◆ WHAT THE TASK REQUIRES ◆
Reproduce only the lines that begin at the line with "Give me the TikZ source for this diagram." and run to the end of the entries; omit every picture.

[Charts and diagrams as code]
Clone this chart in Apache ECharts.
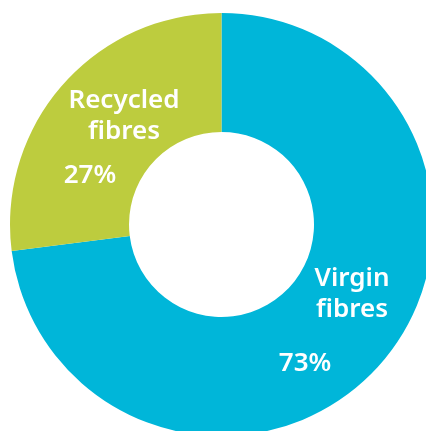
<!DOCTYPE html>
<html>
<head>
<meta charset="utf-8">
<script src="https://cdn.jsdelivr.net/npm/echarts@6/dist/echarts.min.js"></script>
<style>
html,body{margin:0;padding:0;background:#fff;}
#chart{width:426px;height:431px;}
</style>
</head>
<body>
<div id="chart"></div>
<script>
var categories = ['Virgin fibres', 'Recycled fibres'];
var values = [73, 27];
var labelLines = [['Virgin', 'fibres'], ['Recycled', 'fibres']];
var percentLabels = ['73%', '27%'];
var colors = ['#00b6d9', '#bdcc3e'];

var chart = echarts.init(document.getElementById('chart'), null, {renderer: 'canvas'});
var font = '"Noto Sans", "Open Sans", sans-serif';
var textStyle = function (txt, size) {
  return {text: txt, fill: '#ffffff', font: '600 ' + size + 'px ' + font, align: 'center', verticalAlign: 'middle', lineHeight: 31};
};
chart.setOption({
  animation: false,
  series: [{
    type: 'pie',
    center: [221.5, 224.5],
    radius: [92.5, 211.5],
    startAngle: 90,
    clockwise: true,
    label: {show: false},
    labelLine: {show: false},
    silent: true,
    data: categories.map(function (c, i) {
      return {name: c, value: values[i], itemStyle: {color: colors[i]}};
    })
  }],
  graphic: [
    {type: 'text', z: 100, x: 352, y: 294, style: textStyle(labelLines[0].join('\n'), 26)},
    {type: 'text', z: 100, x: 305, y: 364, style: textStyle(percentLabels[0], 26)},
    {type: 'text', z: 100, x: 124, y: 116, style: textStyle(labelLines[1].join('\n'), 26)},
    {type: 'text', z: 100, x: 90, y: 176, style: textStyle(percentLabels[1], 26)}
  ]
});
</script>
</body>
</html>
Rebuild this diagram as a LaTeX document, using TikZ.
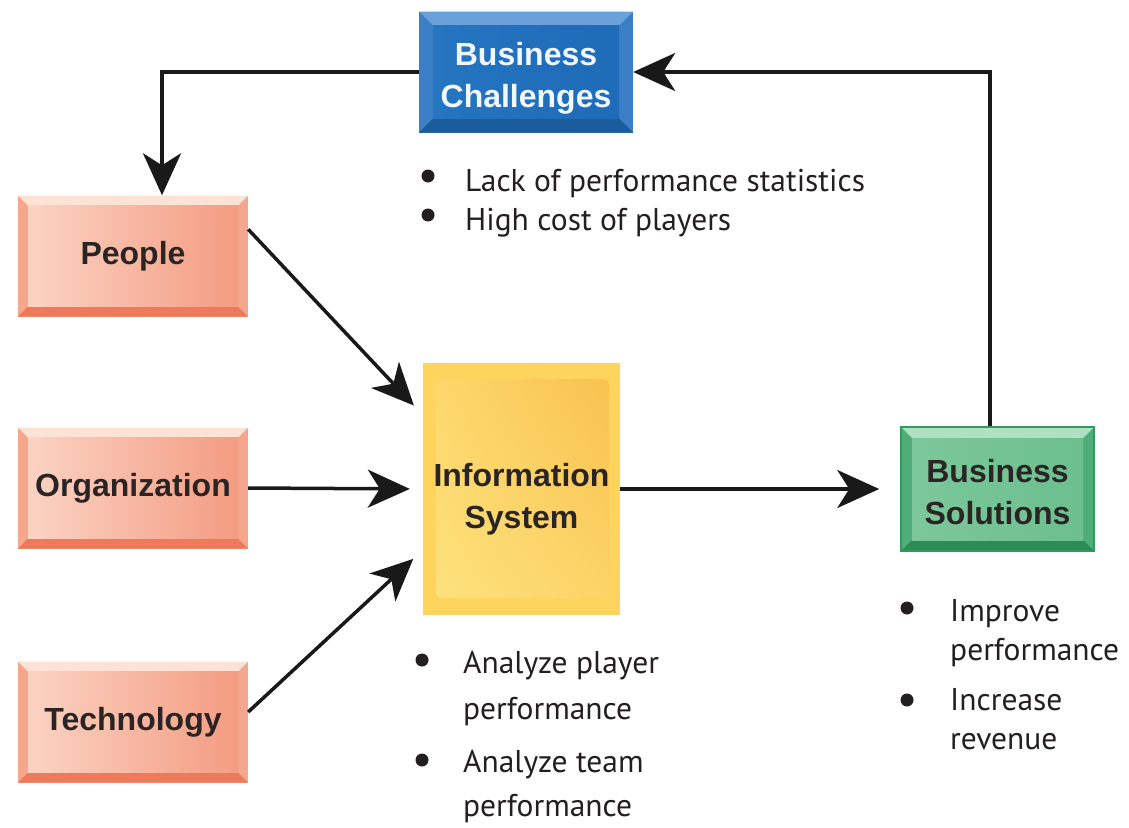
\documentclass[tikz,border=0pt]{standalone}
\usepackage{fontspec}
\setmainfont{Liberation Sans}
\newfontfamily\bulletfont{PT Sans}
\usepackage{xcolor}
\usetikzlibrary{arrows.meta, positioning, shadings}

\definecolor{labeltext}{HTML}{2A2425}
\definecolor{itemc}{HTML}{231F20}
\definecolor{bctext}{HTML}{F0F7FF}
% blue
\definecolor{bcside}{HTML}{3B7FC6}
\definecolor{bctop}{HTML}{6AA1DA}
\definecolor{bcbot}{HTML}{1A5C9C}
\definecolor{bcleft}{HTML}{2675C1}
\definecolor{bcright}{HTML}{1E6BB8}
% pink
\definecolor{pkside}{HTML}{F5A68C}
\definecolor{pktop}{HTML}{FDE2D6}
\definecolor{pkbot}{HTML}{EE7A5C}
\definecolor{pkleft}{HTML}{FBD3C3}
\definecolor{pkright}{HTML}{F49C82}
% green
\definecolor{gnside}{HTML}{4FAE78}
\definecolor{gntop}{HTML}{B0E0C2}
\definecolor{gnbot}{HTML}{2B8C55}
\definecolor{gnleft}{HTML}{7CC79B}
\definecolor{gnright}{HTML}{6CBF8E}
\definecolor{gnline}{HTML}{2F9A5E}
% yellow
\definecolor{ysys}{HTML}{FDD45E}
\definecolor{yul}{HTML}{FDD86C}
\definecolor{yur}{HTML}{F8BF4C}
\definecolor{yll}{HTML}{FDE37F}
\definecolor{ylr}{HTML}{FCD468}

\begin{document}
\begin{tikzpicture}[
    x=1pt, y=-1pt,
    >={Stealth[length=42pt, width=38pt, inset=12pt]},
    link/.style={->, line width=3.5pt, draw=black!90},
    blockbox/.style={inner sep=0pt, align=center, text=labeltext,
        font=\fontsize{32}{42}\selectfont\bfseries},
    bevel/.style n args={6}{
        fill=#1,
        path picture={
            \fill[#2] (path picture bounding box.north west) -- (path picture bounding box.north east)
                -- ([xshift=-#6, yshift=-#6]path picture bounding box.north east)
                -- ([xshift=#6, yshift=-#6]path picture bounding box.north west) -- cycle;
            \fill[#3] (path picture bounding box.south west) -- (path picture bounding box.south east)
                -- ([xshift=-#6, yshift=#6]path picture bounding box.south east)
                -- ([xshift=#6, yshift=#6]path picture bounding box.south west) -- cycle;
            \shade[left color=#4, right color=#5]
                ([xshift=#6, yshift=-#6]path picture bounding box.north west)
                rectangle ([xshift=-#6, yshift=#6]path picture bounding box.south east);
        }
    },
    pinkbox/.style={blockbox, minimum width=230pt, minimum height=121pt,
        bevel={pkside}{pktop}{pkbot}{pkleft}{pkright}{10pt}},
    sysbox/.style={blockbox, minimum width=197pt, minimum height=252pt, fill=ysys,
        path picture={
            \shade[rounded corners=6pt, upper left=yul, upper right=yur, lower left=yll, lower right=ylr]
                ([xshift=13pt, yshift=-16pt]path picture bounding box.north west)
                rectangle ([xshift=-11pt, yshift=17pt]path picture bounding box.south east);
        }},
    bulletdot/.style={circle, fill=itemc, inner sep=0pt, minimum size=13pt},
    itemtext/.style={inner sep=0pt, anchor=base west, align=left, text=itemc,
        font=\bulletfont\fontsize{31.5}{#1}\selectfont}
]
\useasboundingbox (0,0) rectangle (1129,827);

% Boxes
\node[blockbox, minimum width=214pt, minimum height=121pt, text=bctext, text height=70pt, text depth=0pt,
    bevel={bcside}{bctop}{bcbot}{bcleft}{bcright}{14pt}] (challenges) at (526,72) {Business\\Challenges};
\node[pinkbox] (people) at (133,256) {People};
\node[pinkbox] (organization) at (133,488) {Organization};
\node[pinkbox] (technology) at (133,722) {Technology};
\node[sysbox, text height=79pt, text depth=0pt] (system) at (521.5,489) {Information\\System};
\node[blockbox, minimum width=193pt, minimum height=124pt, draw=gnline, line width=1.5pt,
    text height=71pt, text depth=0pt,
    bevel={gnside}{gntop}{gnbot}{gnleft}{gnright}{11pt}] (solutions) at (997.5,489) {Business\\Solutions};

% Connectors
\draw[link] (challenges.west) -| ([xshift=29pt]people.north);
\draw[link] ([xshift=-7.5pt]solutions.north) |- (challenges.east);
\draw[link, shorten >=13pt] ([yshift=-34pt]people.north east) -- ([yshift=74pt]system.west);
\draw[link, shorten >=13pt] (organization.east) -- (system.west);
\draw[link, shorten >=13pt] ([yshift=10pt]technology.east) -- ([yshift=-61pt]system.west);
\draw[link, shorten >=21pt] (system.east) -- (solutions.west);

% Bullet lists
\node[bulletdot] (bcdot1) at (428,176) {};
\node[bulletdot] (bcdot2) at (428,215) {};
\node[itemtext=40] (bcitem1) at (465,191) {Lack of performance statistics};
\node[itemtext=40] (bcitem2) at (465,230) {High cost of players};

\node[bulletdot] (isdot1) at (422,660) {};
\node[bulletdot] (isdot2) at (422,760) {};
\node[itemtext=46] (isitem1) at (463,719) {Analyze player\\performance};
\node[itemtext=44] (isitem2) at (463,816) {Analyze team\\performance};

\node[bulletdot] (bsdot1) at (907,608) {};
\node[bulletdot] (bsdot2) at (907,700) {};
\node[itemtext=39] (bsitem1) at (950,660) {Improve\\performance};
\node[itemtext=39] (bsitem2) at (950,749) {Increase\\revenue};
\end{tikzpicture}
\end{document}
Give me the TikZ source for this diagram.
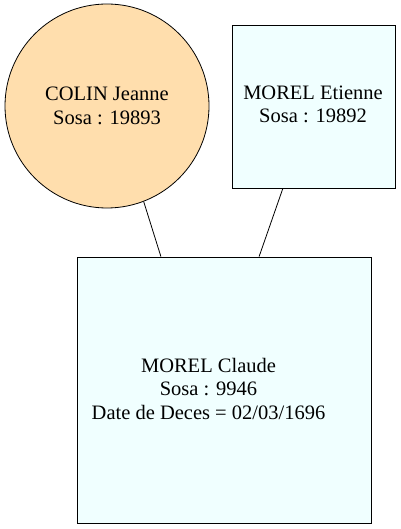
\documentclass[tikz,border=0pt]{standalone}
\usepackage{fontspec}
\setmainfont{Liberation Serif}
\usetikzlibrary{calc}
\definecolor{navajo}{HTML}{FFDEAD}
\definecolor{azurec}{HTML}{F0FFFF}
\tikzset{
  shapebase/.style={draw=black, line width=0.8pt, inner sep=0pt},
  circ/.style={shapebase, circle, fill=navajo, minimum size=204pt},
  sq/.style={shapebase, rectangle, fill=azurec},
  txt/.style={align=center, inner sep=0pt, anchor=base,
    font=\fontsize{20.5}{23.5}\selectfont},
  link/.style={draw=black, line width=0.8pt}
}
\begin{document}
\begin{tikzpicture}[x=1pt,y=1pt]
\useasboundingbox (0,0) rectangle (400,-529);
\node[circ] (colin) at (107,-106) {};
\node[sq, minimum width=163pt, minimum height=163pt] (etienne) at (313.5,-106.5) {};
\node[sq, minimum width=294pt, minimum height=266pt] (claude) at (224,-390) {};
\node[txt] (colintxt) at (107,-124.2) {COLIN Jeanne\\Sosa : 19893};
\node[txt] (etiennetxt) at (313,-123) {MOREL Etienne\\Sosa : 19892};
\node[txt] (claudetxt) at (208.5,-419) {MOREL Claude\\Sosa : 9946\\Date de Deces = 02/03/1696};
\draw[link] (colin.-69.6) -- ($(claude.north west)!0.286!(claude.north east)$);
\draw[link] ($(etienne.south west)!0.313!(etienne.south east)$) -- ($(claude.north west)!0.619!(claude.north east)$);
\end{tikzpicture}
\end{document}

◆ TASK RESULT ◆
Give me the TikZ source for this diagram.
\documentclass[tikz,border=0pt]{standalone}
\usepackage{fontspec}
\setmainfont{Liberation Serif}
\usetikzlibrary{calc}
\definecolor{navajo}{HTML}{FFDEAD}
\definecolor{azurec}{HTML}{F0FFFF}
\tikzset{
  shapebase/.style={draw=black, line width=0.8pt, inner sep=0pt},
  circ/.style={shapebase, circle, fill=navajo, minimum size=204pt},
  sq/.style={shapebase, rectangle, fill=azurec},
  txt/.style={align=center, inner sep=0pt, anchor=base,
    font=\fontsize{20.5}{23.5}\selectfont},
  link/.style={draw=black, line width=0.8pt}
}
\begin{document}
\begin{tikzpicture}[x=1pt,y=1pt]
\useasboundingbox (0,0) rectangle (400,-529);
\node[circ] (colin) at (107,-106) {};
\node[sq, minimum width=163pt, minimum height=163pt] (etienne) at (313.5,-106.5) {};
\node[sq, minimum width=294pt, minimum height=266pt] (claude) at (224,-390) {};
\node[txt] (colintxt) at (107,-124.2) {COLIN Jeanne\\Sosa : 19893};
\node[txt] (etiennetxt) at (313,-123) {MOREL Etienne\\Sosa : 19892};
\node[txt] (claudetxt) at (208.5,-419) {MOREL Claude\\Sosa : 9946\\Date de Deces = 02/03/1696};
\draw[link] (colin.-69.6) -- ($(claude.north west)!0.286!(claude.north east)$);
\draw[link] ($(etienne.south west)!0.313!(etienne.south east)$) -- ($(claude.north west)!0.619!(claude.north east)$);
\end{tikzpicture}
\end{document}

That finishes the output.